[This is from my new book Our Quest for Freedom and other essays]
We have seen that there is a fundamental dislocation here, a deep gulf between the reality of contemporary society and the way in which we are meant to live.
In so many ways, the modern system is the exact opposite of what we really crave. It is the inversion of healthy and natural life.
It disempowers us, on every level, stifles and stunts us, forces us to repress our deepest feelings, intuitions and desires in order to fit into its gridwork of conformity and obedience.
It is the cage in which we are kept, it is the shackles with which we are bound, it is the gag that silences us.
There are many who lack the vitality and integrity to resist this and resign themselves to their incarceration.
But we are also many who refuse to be defeated. We hold on to our vision of something else outside of this grey gulag and refuse to let go.
A tension therefore emerges between the real circumstances in which we find ourselves and the place where we desire to be.
This tension – between what is and what could be – is our yearning.
This word nicely brings together the two ways in which we remember the archetype of authentic living which we carry within us.
As well as meaning a nostalgic, even melancholic, longing for something in the past, it also indicates a strong desire to do something in the future.
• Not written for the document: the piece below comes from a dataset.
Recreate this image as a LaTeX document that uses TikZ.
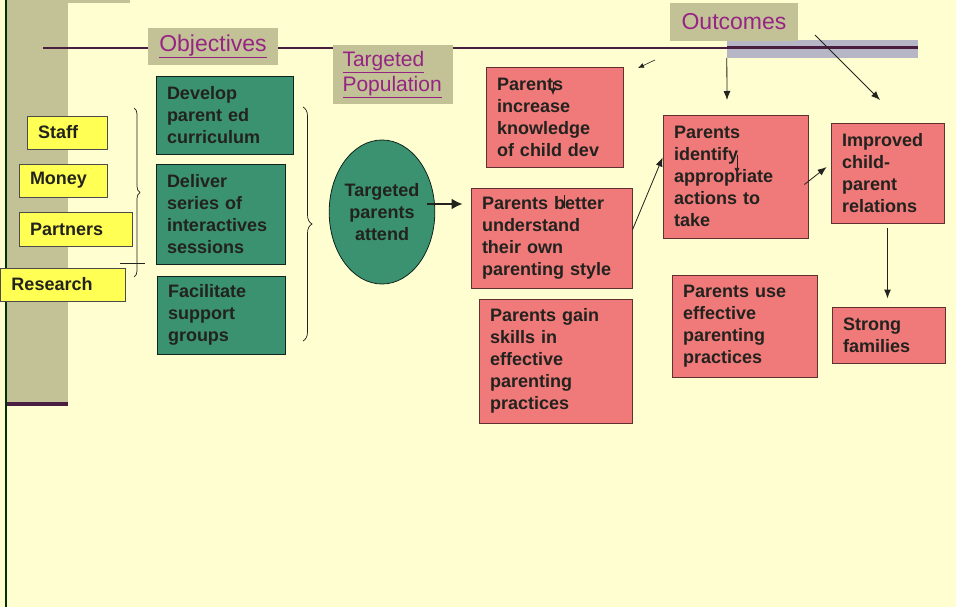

It is said to originate from the indo-european root word meaning ‘gut’ (along with ‘hernia’, for instance) and thus speaks of our gut feeling, our gut instinct, a voice that calls to us from our physical bodily being.
It provides us with a powerful internal motor to move on from our realising and remembering and to set off on the quest to reclaim our freedom.
Our Quest for Freedom and other essays can be downloaded for free here or purchased here.
Your explanation for 'yearning' as the tension between what is and what could be, aligns very closely with the purpose of my Peace Compass - an instrument to navigate where you want to be, from where you are now (assuming that there is always somewhere we want to move toward and away from). I actually refer to the distance between where you want to be (optimum) and where you are now as 'risk'. As a practical measure it represents the risk of failing to synchronise universal needs. I am trying to develop the Peace Compass as a way to measure the risk (or yearning), respond with a design for life based on choices that are more effective at moving toward optimum and be able to follow up to evaluate the change. This might seem unnecessary because it is obvious what is good and nourishing...but I don't think it is so obvious for many...hence the state of contemporary society.
Lovely little piece.
Perhaps the underlying truth in all this is very simply that human beings evolved over a million years (or however long one wishes to call it) in a state of complete nature - the human brain evolved to be best adapted to that environment. Thus, if you take that brain and put it in an unnatural environment then mental illness is the result. In the same way one sees zoo animals pacing back and forth. In a benevolent society, with a benevolent government, those social decision-makers would understand this and enable it. Given we have malevolent governments, this putting people into unnatural environments is deliberate, because of the mental illness it causes, the 'cognitive dissonance', not to mention the anti-education system, and that prevents people from being able to ask all the right questions and make all the right demands, and thus they are more easily socially controlled. They have effectively been put in cages, and are only 'allowed out' every now and then (perhaps to prevent revolution etc., which only seems to happen when the people feel they have nothing left to lose). It's the state of dependency, an intrinsic part of gaslighting, which needs to be overcome. Also, there is clearly a difference between what an individual (or small group/community) can do, and what a people as a larger whole can do (Dunbar's number etc.), and without that much greater collective action, the bad guys win. If everyone understood this yearning, and that everyone else has it, then we come nearer to collective action.